**Instructions to follow:** Repeat the span of the entries below that starts at the line with "Write the Bokeh code for this chart." and ends at the line with "from bokeh.resources import INLINE", nothing more. Skip the pictures.

* Begin Record excerpts *

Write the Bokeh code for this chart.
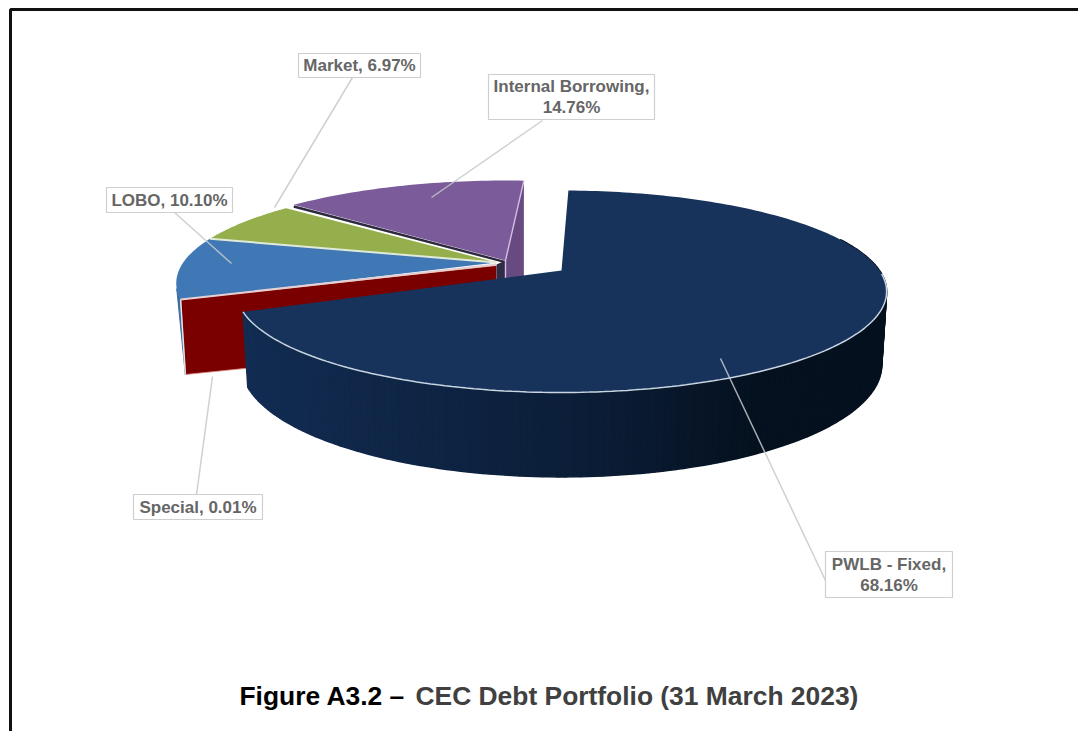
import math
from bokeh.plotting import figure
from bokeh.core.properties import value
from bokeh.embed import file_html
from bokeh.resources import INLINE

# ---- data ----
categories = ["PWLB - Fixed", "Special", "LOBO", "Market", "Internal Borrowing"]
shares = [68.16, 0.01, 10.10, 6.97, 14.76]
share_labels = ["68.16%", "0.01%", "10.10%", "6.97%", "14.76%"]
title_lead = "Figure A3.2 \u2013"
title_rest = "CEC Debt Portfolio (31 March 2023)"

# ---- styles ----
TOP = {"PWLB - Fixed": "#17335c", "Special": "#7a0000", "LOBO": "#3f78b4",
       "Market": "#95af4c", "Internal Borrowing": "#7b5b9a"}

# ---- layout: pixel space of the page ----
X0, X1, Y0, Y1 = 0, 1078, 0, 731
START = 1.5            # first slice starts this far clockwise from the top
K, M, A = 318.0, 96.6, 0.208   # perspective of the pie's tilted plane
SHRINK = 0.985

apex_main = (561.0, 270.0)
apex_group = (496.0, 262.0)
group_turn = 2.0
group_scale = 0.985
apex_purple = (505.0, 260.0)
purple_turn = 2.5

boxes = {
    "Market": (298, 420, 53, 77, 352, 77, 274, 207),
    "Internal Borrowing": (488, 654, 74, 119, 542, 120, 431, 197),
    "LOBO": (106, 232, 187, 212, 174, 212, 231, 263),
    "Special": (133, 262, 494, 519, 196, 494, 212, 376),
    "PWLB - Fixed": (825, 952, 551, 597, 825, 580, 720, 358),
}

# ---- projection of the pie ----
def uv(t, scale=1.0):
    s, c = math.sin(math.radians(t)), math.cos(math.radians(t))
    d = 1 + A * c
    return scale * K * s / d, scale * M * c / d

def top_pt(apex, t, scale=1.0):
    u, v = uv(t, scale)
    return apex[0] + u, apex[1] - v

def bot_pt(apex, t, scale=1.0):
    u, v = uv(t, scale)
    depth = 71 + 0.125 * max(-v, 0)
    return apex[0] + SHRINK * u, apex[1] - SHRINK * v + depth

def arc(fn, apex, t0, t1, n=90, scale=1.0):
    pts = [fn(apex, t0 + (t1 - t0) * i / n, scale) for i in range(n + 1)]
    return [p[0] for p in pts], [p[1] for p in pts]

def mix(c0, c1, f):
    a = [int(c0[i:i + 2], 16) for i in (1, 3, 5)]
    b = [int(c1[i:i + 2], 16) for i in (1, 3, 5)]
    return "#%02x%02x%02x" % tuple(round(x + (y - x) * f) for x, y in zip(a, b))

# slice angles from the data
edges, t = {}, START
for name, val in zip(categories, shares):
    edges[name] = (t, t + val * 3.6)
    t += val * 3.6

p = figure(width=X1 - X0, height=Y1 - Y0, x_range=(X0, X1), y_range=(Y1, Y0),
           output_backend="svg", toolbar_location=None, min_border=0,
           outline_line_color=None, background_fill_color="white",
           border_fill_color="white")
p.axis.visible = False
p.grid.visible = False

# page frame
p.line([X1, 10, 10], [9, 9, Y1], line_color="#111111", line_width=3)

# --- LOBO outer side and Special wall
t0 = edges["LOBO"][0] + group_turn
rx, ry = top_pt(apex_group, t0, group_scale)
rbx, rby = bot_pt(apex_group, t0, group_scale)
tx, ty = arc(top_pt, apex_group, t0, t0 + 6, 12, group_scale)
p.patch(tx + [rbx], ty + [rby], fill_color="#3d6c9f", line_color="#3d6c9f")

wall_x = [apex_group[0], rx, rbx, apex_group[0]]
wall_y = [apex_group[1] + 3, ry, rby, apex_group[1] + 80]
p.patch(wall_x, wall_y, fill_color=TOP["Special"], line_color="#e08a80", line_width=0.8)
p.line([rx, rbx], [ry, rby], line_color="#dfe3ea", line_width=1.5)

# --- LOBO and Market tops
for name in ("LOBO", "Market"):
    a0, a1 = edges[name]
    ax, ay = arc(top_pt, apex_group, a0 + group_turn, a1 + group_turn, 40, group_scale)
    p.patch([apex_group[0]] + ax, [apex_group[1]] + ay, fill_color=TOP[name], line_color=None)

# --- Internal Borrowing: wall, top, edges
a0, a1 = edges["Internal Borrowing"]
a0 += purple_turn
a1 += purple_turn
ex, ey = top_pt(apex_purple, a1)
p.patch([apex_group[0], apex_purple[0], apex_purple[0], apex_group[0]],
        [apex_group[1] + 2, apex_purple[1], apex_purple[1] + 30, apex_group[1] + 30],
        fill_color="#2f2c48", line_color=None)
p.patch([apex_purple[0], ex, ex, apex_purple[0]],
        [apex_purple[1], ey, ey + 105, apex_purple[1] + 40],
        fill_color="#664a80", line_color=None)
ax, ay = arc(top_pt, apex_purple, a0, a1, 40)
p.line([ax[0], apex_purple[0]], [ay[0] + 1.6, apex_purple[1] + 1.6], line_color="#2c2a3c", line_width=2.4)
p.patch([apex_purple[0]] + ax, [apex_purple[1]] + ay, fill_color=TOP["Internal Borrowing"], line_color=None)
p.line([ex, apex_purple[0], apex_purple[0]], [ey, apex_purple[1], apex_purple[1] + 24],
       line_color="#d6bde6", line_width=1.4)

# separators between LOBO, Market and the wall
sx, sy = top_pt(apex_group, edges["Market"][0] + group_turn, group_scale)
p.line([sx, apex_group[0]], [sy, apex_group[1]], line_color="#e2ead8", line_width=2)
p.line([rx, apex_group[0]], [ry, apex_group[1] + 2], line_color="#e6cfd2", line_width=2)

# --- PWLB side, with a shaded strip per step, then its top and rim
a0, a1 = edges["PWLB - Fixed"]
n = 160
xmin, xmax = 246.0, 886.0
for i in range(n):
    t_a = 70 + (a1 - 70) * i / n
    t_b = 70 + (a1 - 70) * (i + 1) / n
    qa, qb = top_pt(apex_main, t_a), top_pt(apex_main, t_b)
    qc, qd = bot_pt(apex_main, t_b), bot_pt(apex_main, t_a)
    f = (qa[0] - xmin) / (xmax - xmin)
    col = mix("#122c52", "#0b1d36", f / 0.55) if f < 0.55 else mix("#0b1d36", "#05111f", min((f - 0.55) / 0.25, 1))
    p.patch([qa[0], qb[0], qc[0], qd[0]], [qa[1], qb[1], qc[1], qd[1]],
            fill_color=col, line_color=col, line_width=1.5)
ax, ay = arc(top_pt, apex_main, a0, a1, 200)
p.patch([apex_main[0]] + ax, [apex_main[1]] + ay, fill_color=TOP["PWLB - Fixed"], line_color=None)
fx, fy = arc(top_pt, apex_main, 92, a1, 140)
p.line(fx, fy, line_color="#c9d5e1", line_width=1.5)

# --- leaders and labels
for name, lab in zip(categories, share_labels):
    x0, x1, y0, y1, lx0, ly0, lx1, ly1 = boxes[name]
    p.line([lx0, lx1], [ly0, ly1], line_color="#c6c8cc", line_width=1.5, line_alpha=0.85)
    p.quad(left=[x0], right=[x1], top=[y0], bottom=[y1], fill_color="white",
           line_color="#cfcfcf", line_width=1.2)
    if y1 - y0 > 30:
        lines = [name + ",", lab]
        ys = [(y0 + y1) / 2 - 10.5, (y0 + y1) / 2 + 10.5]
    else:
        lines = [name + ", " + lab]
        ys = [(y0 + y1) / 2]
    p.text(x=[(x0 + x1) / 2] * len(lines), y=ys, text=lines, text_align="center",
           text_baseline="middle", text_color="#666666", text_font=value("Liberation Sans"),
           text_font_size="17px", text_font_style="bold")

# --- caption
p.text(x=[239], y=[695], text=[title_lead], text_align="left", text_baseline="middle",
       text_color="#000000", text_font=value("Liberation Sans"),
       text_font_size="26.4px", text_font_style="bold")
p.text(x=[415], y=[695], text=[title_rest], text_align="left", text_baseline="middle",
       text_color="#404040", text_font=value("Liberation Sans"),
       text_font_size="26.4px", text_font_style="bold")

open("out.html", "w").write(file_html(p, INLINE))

* End Record excerpts *
* Begin Record excerpts *

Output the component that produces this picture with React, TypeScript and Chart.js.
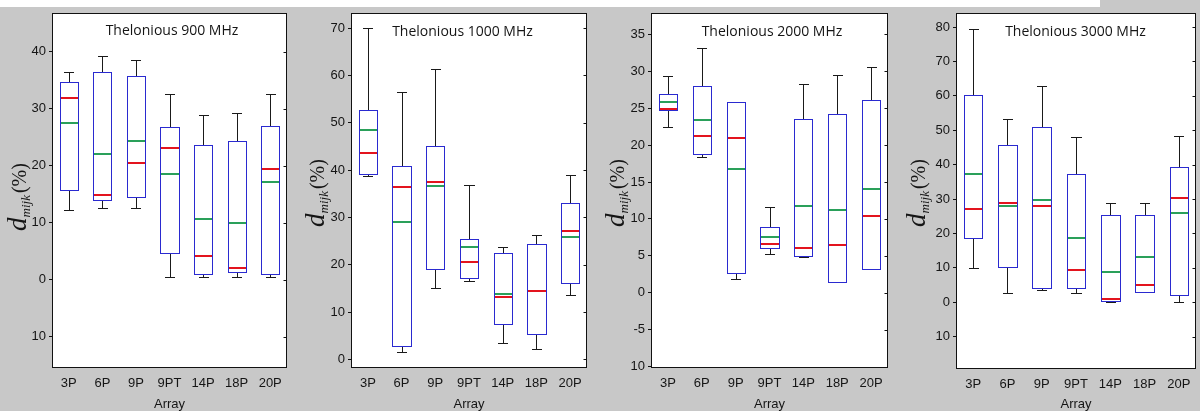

* End Record excerpts *
* Begin Record excerpts *

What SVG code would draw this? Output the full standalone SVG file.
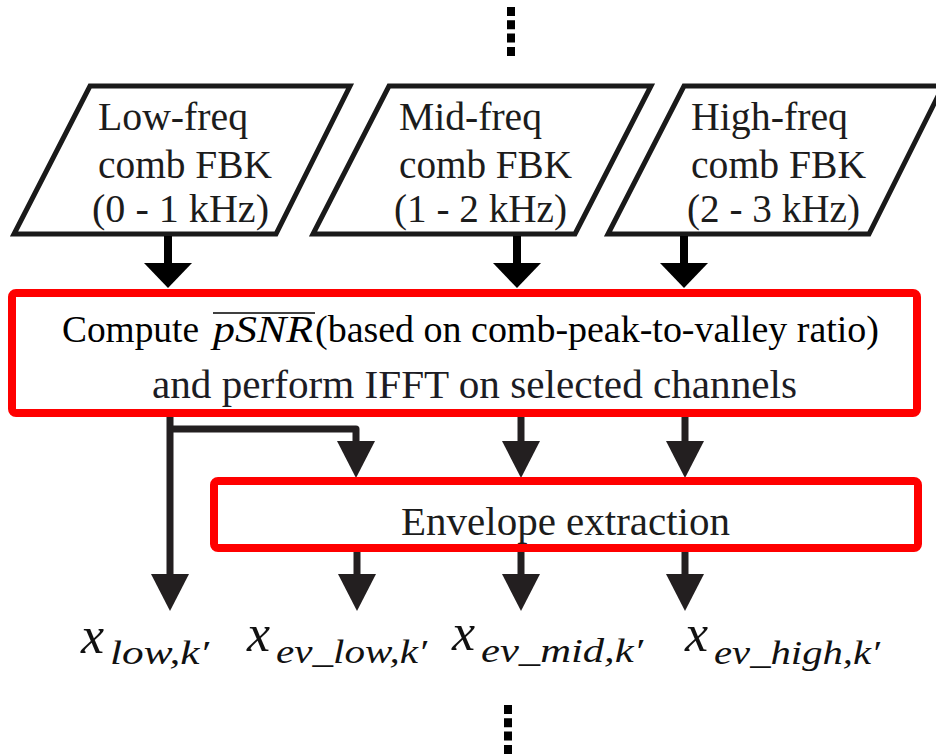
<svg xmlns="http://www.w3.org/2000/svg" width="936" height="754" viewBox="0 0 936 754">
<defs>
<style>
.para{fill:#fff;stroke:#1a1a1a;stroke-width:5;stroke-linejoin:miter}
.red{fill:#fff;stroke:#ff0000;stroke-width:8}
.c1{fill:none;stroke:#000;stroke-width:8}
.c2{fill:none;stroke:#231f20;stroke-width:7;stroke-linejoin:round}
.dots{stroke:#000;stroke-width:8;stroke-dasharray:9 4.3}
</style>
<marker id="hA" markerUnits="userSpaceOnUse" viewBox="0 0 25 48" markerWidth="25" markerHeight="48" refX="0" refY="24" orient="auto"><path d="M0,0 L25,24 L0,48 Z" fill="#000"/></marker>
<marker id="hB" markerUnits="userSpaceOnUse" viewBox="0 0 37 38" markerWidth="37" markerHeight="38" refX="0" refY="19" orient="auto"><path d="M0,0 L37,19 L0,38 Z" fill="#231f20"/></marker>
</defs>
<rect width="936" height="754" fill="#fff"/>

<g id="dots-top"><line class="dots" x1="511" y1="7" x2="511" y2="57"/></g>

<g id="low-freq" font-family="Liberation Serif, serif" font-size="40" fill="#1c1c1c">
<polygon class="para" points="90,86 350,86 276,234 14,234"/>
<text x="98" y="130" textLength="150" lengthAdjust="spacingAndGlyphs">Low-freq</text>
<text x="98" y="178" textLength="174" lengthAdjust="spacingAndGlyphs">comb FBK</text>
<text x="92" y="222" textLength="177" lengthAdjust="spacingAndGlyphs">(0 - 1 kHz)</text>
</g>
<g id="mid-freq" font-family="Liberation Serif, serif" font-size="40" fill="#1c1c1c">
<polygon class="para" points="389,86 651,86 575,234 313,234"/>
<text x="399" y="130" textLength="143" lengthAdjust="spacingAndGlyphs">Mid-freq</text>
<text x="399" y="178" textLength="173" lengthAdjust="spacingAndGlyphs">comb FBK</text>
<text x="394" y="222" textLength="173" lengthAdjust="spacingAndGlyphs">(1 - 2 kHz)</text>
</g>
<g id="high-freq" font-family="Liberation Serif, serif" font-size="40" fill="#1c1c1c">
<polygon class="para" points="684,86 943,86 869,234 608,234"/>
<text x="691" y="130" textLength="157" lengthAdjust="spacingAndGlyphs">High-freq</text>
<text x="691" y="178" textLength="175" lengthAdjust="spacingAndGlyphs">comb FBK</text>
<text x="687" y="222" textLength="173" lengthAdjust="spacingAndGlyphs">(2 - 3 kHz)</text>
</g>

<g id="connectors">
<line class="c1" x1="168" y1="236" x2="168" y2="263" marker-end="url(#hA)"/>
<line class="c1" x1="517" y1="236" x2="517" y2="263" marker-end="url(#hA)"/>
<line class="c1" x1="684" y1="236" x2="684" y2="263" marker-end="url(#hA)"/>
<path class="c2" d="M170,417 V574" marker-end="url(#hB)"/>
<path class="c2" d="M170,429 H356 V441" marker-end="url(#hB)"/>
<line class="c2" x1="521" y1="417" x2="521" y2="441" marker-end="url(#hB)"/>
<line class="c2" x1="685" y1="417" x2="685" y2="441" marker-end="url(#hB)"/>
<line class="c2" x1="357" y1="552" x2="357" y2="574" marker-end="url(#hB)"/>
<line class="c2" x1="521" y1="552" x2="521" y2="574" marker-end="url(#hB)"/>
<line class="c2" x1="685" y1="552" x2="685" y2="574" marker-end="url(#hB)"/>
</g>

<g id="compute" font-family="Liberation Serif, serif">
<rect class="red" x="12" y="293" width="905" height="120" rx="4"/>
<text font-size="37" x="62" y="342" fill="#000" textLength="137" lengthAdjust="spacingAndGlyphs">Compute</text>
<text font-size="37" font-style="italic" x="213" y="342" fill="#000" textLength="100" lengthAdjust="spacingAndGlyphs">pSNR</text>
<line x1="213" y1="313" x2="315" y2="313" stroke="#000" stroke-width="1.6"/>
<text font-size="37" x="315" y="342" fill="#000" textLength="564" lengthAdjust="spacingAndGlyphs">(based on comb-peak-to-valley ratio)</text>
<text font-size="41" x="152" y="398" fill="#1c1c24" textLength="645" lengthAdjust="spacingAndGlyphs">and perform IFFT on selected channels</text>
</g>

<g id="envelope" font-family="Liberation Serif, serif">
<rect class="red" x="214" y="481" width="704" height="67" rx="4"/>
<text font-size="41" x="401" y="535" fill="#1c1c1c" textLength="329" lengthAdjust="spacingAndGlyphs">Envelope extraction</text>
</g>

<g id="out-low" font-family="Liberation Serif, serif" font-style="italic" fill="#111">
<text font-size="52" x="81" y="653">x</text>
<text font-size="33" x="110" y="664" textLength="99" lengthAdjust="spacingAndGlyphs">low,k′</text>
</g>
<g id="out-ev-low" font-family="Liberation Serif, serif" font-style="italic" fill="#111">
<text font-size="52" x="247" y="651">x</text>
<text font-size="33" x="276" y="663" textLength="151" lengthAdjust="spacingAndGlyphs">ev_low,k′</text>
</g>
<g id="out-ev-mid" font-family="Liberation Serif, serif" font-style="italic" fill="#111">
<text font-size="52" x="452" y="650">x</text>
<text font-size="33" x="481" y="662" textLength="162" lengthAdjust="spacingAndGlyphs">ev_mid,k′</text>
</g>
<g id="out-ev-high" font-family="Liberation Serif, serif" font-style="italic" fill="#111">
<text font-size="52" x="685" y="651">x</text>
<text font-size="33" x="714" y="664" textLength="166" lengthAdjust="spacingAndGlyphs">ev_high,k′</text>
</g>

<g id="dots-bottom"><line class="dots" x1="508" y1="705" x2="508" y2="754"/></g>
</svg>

* End Record excerpts *

**The response:**
Write the Bokeh code for this chart.
import math
from bokeh.plotting import figure
from bokeh.core.properties import value
from bokeh.embed import file_html
from bokeh.resources import INLINE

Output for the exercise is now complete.